Laws, however, are always up to official interpretation. We rushed back to the hearing room for the very brief statements of the Board (McInerney decided to show up this time) on the matter. Board President Arnold Chin and Commissioner Allam El Qadah both sympathized more with the investments of the West Cork landlords than the housing rights of tenderloin residents. Luckily the importance of low-income housing was not lost on Commissioner Saunders who said her decision was influenced by SF’s current housing crisis. She also noted that the West Cork landlords "are not new to the process or naive to the city’s policies." Commissioner McInerney then surprised the crowd by siding with Commissioners Saunders and Cullum in voting to uphold the six-month old ruling against the West Cork.

While the case against the West Cork officially had been argued by the Tenderloin Housing Clinic, it was people power that finally convinced the Board to get on with it and do the right thing. This had been the fourth time we had packed the room to see justice done.

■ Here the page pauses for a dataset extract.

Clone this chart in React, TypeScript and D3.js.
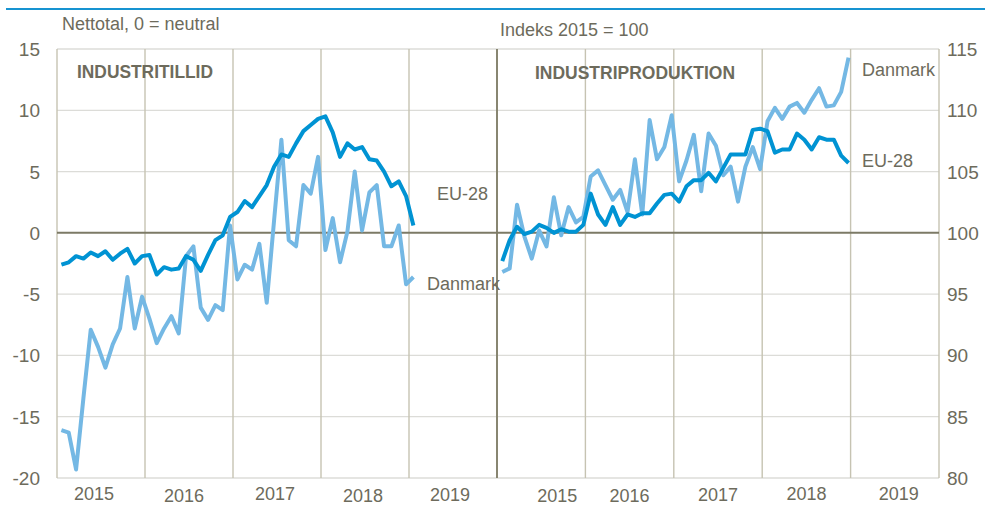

This time, when the hearing room emptied out after the ruling, we celebrated in the knowledge that we didn’t have to come back again, at least not for this case.

Larry Edward sat energetically and patiently through the two hours of delay before the case was heard. As we were jubilantly leaving City Hall he was passing out snacks declaring, "It just goes to show, when oppressed folks come together they can win." Edward described himself as currently homeless but said he was here because "SRO rooms and homeless folks, we’re all on the same ticket." He was feeling positive about his option to move into a decent room after this decision. A fellow celebrant then chimed in that another SRO owned by the same landlords, the Alder Hotel, had been cited for over 100 code violations in the past six months, most of them fire safety violations.

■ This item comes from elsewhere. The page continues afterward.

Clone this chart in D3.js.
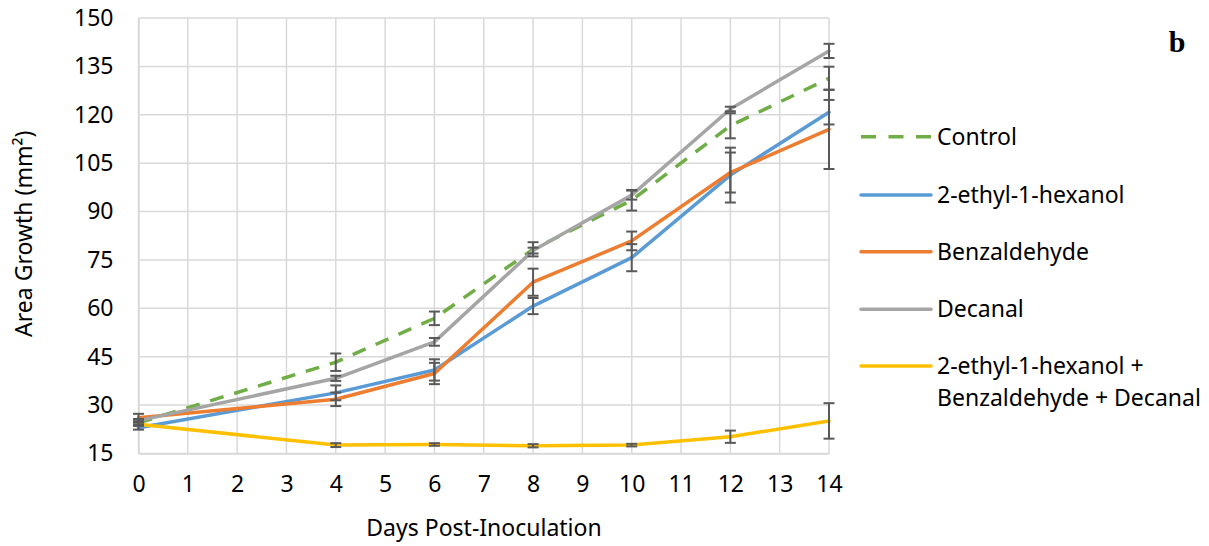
<!DOCTYPE html>
<html>
<head>
<meta charset="utf-8">
<script src="https://cdn.jsdelivr.net/npm/d3@7"></script>
<style>
  html, body { margin: 0; padding: 0; background: #ffffff; }
  svg { display: block; }
  text { font-family: "Noto Sans", "Open Sans", sans-serif; fill: #000; }
</style>
</head>
<body>
<svg id="chart" width="1209" height="546"></svg>
<script>
// Sampling days and tick values
const days = [0, 4, 6, 8, 10, 12, 14];
const xTicks = d3.range(0, 15);
const yTicks = [15, 30, 45, 60, 75, 90, 105, 120, 135, 150];

// Mean area growth (mm²) per treatment
const control      = [24.5, 43.3, 56.9, 78.3, 93.5, 116.6, 131.3];
const ethylHexanol = [23.0, 33.8, 40.9, 60.7, 75.7, 101.3, 120.8];
const benzaldehyde = [26.1, 31.8, 39.8, 68.1, 80.9, 102.1, 115.5];
const decanal      = [25.2, 38.3, 49.6, 77.9, 95.1, 121.8, 139.8];
const mixture      = [24.1, 17.6, 17.8, 17.4, 17.6, 20.2, 25.1];

// Error bar half-widths (mm²)
const controlErr      = [0.5, 2.7, 2.1, 2.2, 3.2, 3.9, 3.6];
const ethylHexanolErr = [0.6, 2.3, 3.3, 2.5, 4.2, 8.5, 3.8];
const benzaldehydeErr = [1.2, 2.1, 3.3, 4.2, 2.9, 6.2, 12.3];
const decanalErr      = [0.5, 0.8, 1.2, 0.9, 1.4, 0.7, 2.2];
const mixtureErr      = [0.5, 0.6, 0.4, 0.5, 0.4, 1.9, 5.5];

const seriesNames = ["Control", "2-ethyl-1-hexanol", "Benzaldehyde", "Decanal",
                     "2-ethyl-1-hexanol + Benzaldehyde + Decanal"];
const seriesColors = ["#70AD47", "#5B9BD5", "#ED7D31", "#A5A5A5", "#FFC000"];

const series = [
  { name: seriesNames[0], values: control,      err: controlErr,      color: seriesColors[0], dashed: true },
  { name: seriesNames[1], values: ethylHexanol, err: ethylHexanolErr, color: seriesColors[1] },
  { name: seriesNames[2], values: benzaldehyde, err: benzaldehydeErr, color: seriesColors[2] },
  { name: seriesNames[3], values: decanal,      err: decanalErr,      color: seriesColors[3] },
  { name: seriesNames[4], values: mixture,      err: mixtureErr,      color: seriesColors[4] }
];

const svg = d3.select("#chart");
const plot = { left: 138.5, right: 829, top: 18, bottom: 453.5 };

const x = d3.scaleLinear().domain([0, 14]).range([plot.left, plot.right]);
const y = d3.scaleLinear().domain([15, 150]).range([plot.bottom, plot.top]);

// Gridlines
const grid = svg.append("g");
grid.selectAll("line.h").data(yTicks).join("line")
  .attr("x1", plot.left).attr("x2", plot.right)
  .attr("y1", d => y(d)).attr("y2", d => y(d))
  .attr("stroke", "#d9d9d9").attr("stroke-width", 1.5);
grid.selectAll("line.v").data(xTicks).join("line")
  .attr("y1", plot.top).attr("y2", plot.bottom)
  .attr("x1", d => x(d)).attr("x2", d => x(d))
  .attr("stroke", "#d9d9d9").attr("stroke-width", 1.5);

// Axes (labels only, Excel-like)
const yAxis = svg.append("g")
  .attr("transform", `translate(${plot.left},0)`)
  .call(d3.axisLeft(y).tickValues(yTicks).tickSize(0).tickPadding(25));
yAxis.select(".domain").attr("stroke", "#d9d9d9").attr("stroke-width", 1.5);
yAxis.selectAll("text").style("font-size", "23px")
  .style("font-family", '"Noto Sans", sans-serif').attr("fill", "#000");

const xAxis = svg.append("g")
  .attr("transform", `translate(0,${plot.bottom})`)
  .call(d3.axisBottom(x).tickValues(xTicks).tickFormat(d3.format("d")).tickSize(0).tickPadding(22));
xAxis.select(".domain").attr("stroke", "#d9d9d9").attr("stroke-width", 1.5);
xAxis.selectAll("text").style("font-size", "23px")
  .style("font-family", '"Noto Sans", sans-serif').attr("fill", "#000");

// Axis titles
svg.append("text")
  .attr("x", 484).attr("y", 536)
  .attr("text-anchor", "middle").style("font-size", "23px")
  .text("Days Post-Inoculation");

svg.append("text")
  .attr("transform", `translate(32,${(plot.top + plot.bottom) / 2 - 2}) rotate(-90)`)
  .attr("text-anchor", "middle").style("font-size", "23px")
  .text("Area Growth (mm²)");

// Series lines
const line = d3.line().x((d, i) => x(days[i])).y(d => y(d));
const lines = svg.append("g");
series.forEach(s => {
  lines.append("path")
    .datum(s.values)
    .attr("d", line)
    .attr("fill", "none")
    .attr("stroke", s.color)
    .attr("stroke-width", 3.5)
    .attr("stroke-linejoin", "round")
    .attr("stroke-linecap", s.dashed ? "butt" : "round")
    .attr("stroke-dasharray", s.dashed ? "14,11" : null);
});

// Error bars
const bars = svg.append("g").attr("stroke", "#595959").attr("stroke-width", 2);
series.forEach(s => {
  s.values.forEach((v, i) => {
    const cx = x(days[i]);
    const y0 = y(v - s.err[i]), y1 = y(v + s.err[i]);
    bars.append("line").attr("x1", cx).attr("x2", cx).attr("y1", y0).attr("y2", y1);
    bars.append("line").attr("x1", cx - 5.5).attr("x2", cx + 5.5).attr("y1", y0).attr("y2", y0);
    bars.append("line").attr("x1", cx - 5.5).attr("x2", cx + 5.5).attr("y1", y1).attr("y2", y1);
  });
});

// Legend
const legendRows = [136.7, 195, 251.7, 309.3, 366];
const legend = svg.append("g");
series.forEach((s, i) => {
  const ry = legendRows[i];
  legend.append("line")
    .attr("x1", 861).attr("x2", 931).attr("y1", ry).attr("y2", ry)
    .attr("stroke", s.color).attr("stroke-width", 3.5)
    .attr("stroke-linecap", s.dashed ? "butt" : "round")
    .attr("stroke-dasharray", s.dashed ? "15,12.5" : null);
  const words = s.name.includes(" + ")
    ? ["2-ethyl-1-hexanol +", "Benzaldehyde + Decanal"]
    : [s.name];
  const t = legend.append("text")
    .attr("x", 937).attr("y", ry)
    .style("font-size", "23px");
  words.forEach((w, k) => {
    t.append("tspan").attr("x", 937).attr("dy", k === 0 ? "0.35em" : "32px").text(w);
  });
});

// Panel letter
svg.append("text")
  .attr("x", 1177).attr("y", 52).attr("text-anchor", "middle")
  .style("font-family", '"Liberation Serif", "DejaVu Serif", serif')
  .style("font-weight", "bold").style("font-size", "30px")
  .text("b");
</script>
</body>
</html>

On the steps of City Hall the air was cool and fresh and people were jumping with the energy of the recent victory. I asked Randy Shaw of the THC whether we would have to fight this again in court. As far as he knew, the landlords had recently changed their tune and instead of readying a legal challenge they were courting a non-profit to lease and manage the building. Hopefully the West Cork and all of its now-swanky 88 rooms are on their way to being desperately needed low-income homes for people. If not, Shaw stated, "We will let them know that they are violating the law." And we’ll keep coming back until they stop.